Fellow CDU member Peter Trapp, who heads the interior affairs commission, was also quick to make political capital out of Glietsch’s apparently off-the-cuff comment.

“It shows that Berliners’ property is no longer being protected and that security can no longer be guaranteed,” he said.

The leftist extremists, who have for the past 20 years staged riots in Kreuzberg on the May Day holiday, had “achieved their goal”, Trapp said.

Members of the Berlin government – a coalition between Mayor Klaus Wowereit’s Social Democrats (SPD) and the socialist Left Party – backed the police chief.
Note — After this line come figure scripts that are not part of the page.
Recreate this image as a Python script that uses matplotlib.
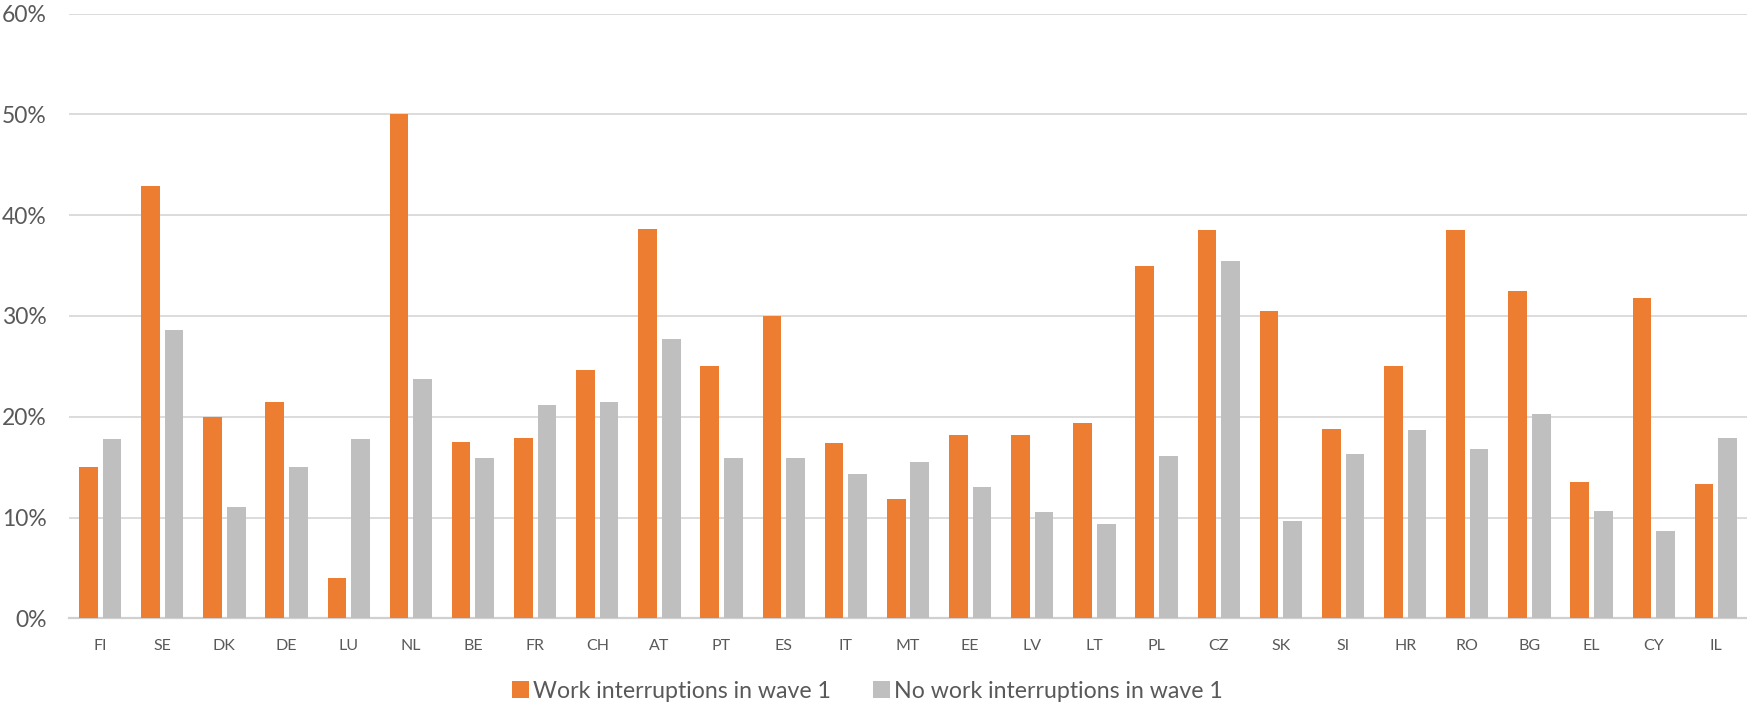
import matplotlib
matplotlib.use("Agg")
import matplotlib.pyplot as plt
import numpy as np
from matplotlib.patches import Patch
from matplotlib.ticker import PercentFormatter

plt.rcParams['font.family'] = ['Lato', 'DejaVu Sans']

countries = ["FI", "SE", "DK", "DE", "LU", "NL", "BE", "FR", "CH", "AT", "PT", "ES",
             "IT", "MT", "EE", "LV", "LT", "PL", "CZ", "SK", "SI", "HR", "RO", "BG",
             "EL", "CY", "IL"]
work_interrupted = [15.0, 42.9, 20.0, 21.5, 4.0, 50.0, 17.5, 17.9, 24.6, 38.6, 25.0, 30.0,
                    17.4, 11.8, 18.2, 18.2, 19.4, 35.0, 38.5, 30.5, 18.8, 25.0, 38.5, 32.5,
                    13.5, 31.8, 13.3]
no_work_interrupted = [17.8, 28.6, 11.0, 15.0, 17.8, 23.7, 15.9, 21.2, 21.5, 27.7, 15.9, 15.9,
                       14.3, 15.5, 13.0, 10.5, 9.4, 16.1, 35.5, 9.7, 16.3, 18.7, 16.8, 20.3,
                       10.6, 8.7, 17.9]
series_labels = ["Work interruptions in wave 1", "No work interruptions in wave 1"]

ORANGE = "#ED7D31"
GREY = "#BFBFBF"
TEXT = "#595959"
GRID = "#D9D9D9"

fig = plt.figure(figsize=(17.47, 7.05), dpi=100)
ax = fig.add_axes([69 / 1747, 1 - 618.3 / 705, 1 - 69 / 1747, (618.3 - 13.7) / 705])

x = np.arange(len(countries))
w = 0.30
off = 0.19
ax.bar(x - off, work_interrupted, width=w, color=ORANGE, zorder=3)
ax.bar(x + off, no_work_interrupted, width=w, color=GREY, zorder=3)

ax.set_xlim(-0.5, len(countries) - 0.5)
ax.set_ylim(0, 60)
ax.set_yticks(np.arange(0, 61, 10))
ax.yaxis.set_major_formatter(PercentFormatter(decimals=0))
ax.set_xticks(x)
ax.set_xticklabels(countries)

ax.grid(axis='y', color=GRID, linewidth=1.3, zorder=0)
ax.set_axisbelow(True)
for side in ("top", "right", "left"):
    ax.spines[side].set_visible(False)
ax.spines["bottom"].set_color("#D0D0D0")
ax.spines["bottom"].set_linewidth(1.6)

ax.tick_params(axis='y', length=0, pad=16, labelsize=16.5, labelcolor=TEXT)
ax.tick_params(axis='x', length=0, pad=15, labelsize=11.5, labelcolor=TEXT)

handles = [Patch(facecolor=ORANGE, edgecolor='none'), Patch(facecolor=GREY, edgecolor='none')]
fig.legend(handles, series_labels, loc='center left', bbox_to_anchor=(512 / 1747, 1 - 691 / 705),
           ncol=2, frameon=False, fontsize=16.7, labelcolor=TEXT,
           handlelength=0.72, handleheight=0.72, handletextpad=0.2, columnspacing=1.8,
           borderpad=0, borderaxespad=0)

fig.savefig("out.png", dpi=100, facecolor="white")
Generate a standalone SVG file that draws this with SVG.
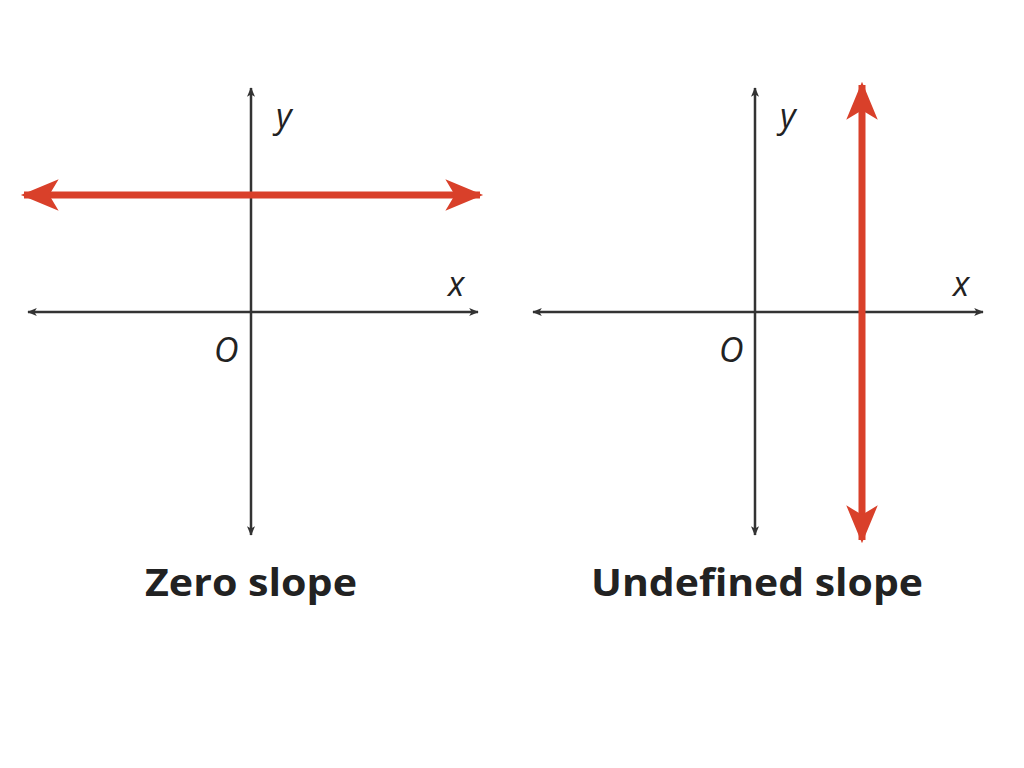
<svg xmlns="http://www.w3.org/2000/svg" width="1024" height="768" viewBox="0 0 1024 768">
<defs>
<style>
.ax{stroke:#333;stroke-width:2.5;fill:none}
.red{stroke:#d9402a;stroke-width:7;fill:none}
.lab{font-family:"Open Sans","Liberation Sans",sans-serif;font-style:italic;font-size:34px;fill:#222}
.cap{font-family:"Open Sans","Liberation Sans",sans-serif;font-weight:bold;font-size:38px;fill:#222}
</style>
<marker id="ak" viewBox="0 0 12 10" refX="11" refY="5" markerWidth="10" markerHeight="8" markerUnits="userSpaceOnUse" orient="auto-start-reverse"><path d="M0,0 L12,5 L0,10 L3,5 Z" fill="#333"/></marker>
<marker id="ar" viewBox="0 0 12 10" refX="11" refY="5" markerWidth="7" markerHeight="4.5" orient="auto-start-reverse"><path d="M0,0 L12,5 L0,10 L3,5 Z" fill="#d9402a"/></marker>
</defs>
<rect width="1024" height="768" fill="#fff"/>
<g id="left">
<line class="ax" x1="28" y1="312" x2="478" y2="312" marker-start="url(#ak)" marker-end="url(#ak)"/>
<line class="ax" x1="251" y1="88" x2="251" y2="535" marker-start="url(#ak)" marker-end="url(#ak)"/>
<line class="red" x1="24" y1="195" x2="480" y2="195" marker-start="url(#ar)" marker-end="url(#ar)"/>
<text class="lab" x="276" y="128">y</text>
<text class="lab" x="448" y="296">x</text>
<text class="lab" x="214" y="362" font-style="italic">O</text>
<text class="cap" x="251" y="596" text-anchor="middle" textLength="212" lengthAdjust="spacingAndGlyphs">Zero slope</text>
</g>
<g id="right">
<line class="ax" x1="533" y1="312" x2="983" y2="312" marker-start="url(#ak)" marker-end="url(#ak)"/>
<line class="ax" x1="755" y1="88" x2="755" y2="535" marker-start="url(#ak)" marker-end="url(#ak)"/>
<line class="red" x1="862" y1="85" x2="862" y2="540" marker-start="url(#ar)" marker-end="url(#ar)"/>
<text class="lab" x="780" y="128">y</text>
<text class="lab" x="953" y="296">x</text>
<text class="lab" x="719" y="362">O</text>
<text class="cap" x="757" y="596" text-anchor="middle" textLength="332" lengthAdjust="spacingAndGlyphs">Undefined slope</text>
</g>
</svg>
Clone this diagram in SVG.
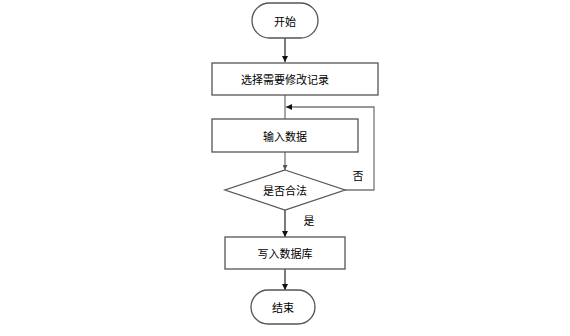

And Glietsch’s department said their chief’s remark should be seen as “assisting crime prevention”. Motorists could park where they liked, but it was sensible to take the possible consequences into account.

After all, standard police advice to cyclists losing their bicycles to theft is: “Don’t park it on the street”.

Around 60 expensive cars have been set alight in Kreuzberg and neighbouring boroughs this year.

The preferred modus operandi is to ignite a chemical firelighter of the kind used to start a barbecue fire and place it at a strategic spot under the car.

The arsonist has plenty of time to make a relaxed getaway before the flames take hold.

Glietsch tells how police recently detained three people with disposable gloves, cigarette lighters and chemical barbecue lighters on their person, claiming they were merely out for a midnight stroll.

The officers had to let them go for lack of evidence, even though there was strong suspicion of intent.

Kreuzbergers, well aware of their borough’s reputation, were taking it all with a pinch of salt.

“A load of nonsense,” the proprietor of a Turkish restaurant said, adding that his car, an expensive SUV, had never been damaged.

Kreuzberg’s reputation is in fact undeserved. The Oranienstrasse that leads through the heart of the ostensibly rough area, is lined with pleasant cafes, offering food from all over the world.

Students, artists and those trying to live an alternative lifestyle have congregated here. The Kreuzberg-Friedrichshain constituency returned a member of the Greens at the 2005 general elections.

Relations between the native German community and the large Turkish community which has congregated here are good. And, apart from a small hardcore of anarchists bent on violence, the leftwing extremists spend more time talking in the cafes than plotting revolution in their garrets.